Berdasarkan data Badan Pusat Statistik (BPS) 2024, Indonesia sebagai negara dengan jumlah penduduk muslim terbesar di dunia sebanyak 245.775.401 jiwa atau sekitar 87,2% dari total penduduk menghadapi realitas pahit. Umat Islam kerap terlihat apatis terhadap rezim penguasa yang destruktif. Kerusakan alam, seperti penambangan di berbagai daerah. Konflik agraria di Pulau Lae-Lae, hingga eksploitasi di Raja Ampat yang sedang hangat diperbincangkan menjadi bukti nyata. Sebagai umat Islam, kita patut merenung dimana peran Islam sebagai agama rahmatan lil alamin di tengah kerusakan ini.

Sejak dulu, ulama dikenal sebagai pihak yang lantang menentang penguasa zalim. Nabi Muhammad SAW bersabda, “Jihad yang paling utama ialah mengatakan kebenaran di hadapan penguasa yang zalim.” (HR. Abu Daud no. 4344, Tirmidzi no. 2174, Ibnu Majah no. 4011; hasan menurut Al-Hafizh Abu Thahir).

Namun, kini banyak tokoh agama dan Institusi keagamaan di Indonesia terkesan bisu menghadapi permasalahan umat. Mereka sibuk membahas surga dan neraka atau berlomba menjadi institusi keagamaan terbaik, tanpa peduli pada realitas kerusakan lingkungan dan penderitaan masyarakat akibatnya. Padahal, nurani dan akal sehat saja sudah cukup untuk menolak perusakan alam, tanpa harus menunggu dalil agama. Banyak umat Islam hari ini rajin mengikuti kajian rutin, mempelajari Al-Qur’an dan hadis, namun jarang yang berani bersuara lantang menghadapi kezaliman, baik di tingkat pemerintahan maupun di lingkungan kecil seperti kampus.

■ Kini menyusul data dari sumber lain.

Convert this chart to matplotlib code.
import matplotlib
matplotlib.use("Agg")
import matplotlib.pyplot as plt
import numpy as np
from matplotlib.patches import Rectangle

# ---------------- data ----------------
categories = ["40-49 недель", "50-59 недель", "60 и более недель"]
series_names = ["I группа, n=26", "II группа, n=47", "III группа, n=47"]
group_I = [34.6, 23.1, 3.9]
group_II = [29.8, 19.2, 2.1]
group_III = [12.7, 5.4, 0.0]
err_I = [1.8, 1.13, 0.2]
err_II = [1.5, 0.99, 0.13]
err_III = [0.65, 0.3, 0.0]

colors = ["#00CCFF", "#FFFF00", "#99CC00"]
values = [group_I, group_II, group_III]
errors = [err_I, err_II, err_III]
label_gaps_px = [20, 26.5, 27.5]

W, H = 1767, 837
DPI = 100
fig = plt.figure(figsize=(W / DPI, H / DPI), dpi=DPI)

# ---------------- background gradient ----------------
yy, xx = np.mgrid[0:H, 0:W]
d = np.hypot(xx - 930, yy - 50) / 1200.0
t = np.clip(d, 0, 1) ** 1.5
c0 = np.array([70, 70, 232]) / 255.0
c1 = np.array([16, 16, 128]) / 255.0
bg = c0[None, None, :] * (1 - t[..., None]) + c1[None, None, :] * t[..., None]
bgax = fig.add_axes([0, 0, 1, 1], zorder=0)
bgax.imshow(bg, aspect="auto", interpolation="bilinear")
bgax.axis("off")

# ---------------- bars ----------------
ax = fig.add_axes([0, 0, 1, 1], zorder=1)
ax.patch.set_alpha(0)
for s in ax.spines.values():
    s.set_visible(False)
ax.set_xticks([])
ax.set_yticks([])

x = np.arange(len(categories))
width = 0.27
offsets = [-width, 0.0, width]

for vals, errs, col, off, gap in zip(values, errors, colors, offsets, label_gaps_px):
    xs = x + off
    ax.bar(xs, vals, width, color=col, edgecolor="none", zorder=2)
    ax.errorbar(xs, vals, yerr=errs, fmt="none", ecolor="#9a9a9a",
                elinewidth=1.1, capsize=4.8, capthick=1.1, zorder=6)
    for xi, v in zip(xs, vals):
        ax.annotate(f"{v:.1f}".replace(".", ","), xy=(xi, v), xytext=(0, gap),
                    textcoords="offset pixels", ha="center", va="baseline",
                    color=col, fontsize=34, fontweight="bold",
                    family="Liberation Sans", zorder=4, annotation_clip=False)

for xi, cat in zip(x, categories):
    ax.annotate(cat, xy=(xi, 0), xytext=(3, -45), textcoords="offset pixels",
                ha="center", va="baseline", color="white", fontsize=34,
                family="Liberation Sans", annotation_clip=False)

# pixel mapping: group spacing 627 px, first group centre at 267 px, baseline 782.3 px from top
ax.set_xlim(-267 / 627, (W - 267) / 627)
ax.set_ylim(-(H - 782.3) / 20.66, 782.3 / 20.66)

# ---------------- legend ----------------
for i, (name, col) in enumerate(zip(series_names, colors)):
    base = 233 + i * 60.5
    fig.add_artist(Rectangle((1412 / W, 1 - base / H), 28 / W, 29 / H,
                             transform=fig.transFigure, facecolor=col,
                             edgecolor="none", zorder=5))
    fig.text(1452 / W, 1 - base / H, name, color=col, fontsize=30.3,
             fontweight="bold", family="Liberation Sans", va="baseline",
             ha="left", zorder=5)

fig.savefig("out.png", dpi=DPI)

Apakah ini mencerminkan Islam yang menggaungkan kekuasaan tertinggi hanya milik Allah? Mengapa umat justru tunduk pada kezaliman? Para kiai dan ustaz seharusnya berhenti membahas surga dan neraka ketika umat sedang kehilangan ruang hidup akibat keserakahan penguasa. Menjaga kelestarian alam sebagai titipan Tuhan jauh lebih mendesak daripada wacana akhirat semata.

Boleh jadi surga dan neraka adalah tujuan akhir, tetapi bagaimana dengan tempat tinggal kita saat ini? Apakah umat Islam boleh abai hanya karena dunia dianggap fana? Bukankah Islam sebagai rahmatan lil alamin mencakup kehidupan hewan, tumbuhan, dan ekosistem? Mengapa kita diam ketika rezim penguasa jelas-jelas merusak alam dan menindas manusia di dalamnya?

Banyaknya partai politik berlabel “Islam” atau pesantren yang bermunculan belakangan ini tidak mencerminkan keberpihakan umat Islam terhadap permasalahan bangsa. Mereka cenderung mengurung diri pada pembahasan akhirat dan menghindari isu politik atau pemerintahan. Padahal, Islam tidak pernah terpisah dari urusan negara. Banyak dalil yang mengatur bagaimana seorang pemimpin harus bersikap. Dikotomi ini hanya menjadikan Islam tampak konservatif, yang pada akhirnya menyebabkan degradasi moral dan sosial umat.

Lantas, apa yang bisa dilakukan? Bukan pasrah dengan dalih takdir, tetapi percaya bahwa perubahan hanya terjadi melalui usaha. Sepanjang sejarah, tokoh-tokoh besar Islam telah melawan kezaliman penguasa. Umat Islam hari ini pun mampu melakukan hal serupa, mulai dari menyuarakan kebenaran. Sekecil apa pun perlawanan terhadap penguasa zalim, itu tetap perlawanan. Dan siapa tahu, dari langkah kecil ini, perubahan besar akan tercipta di masa depan.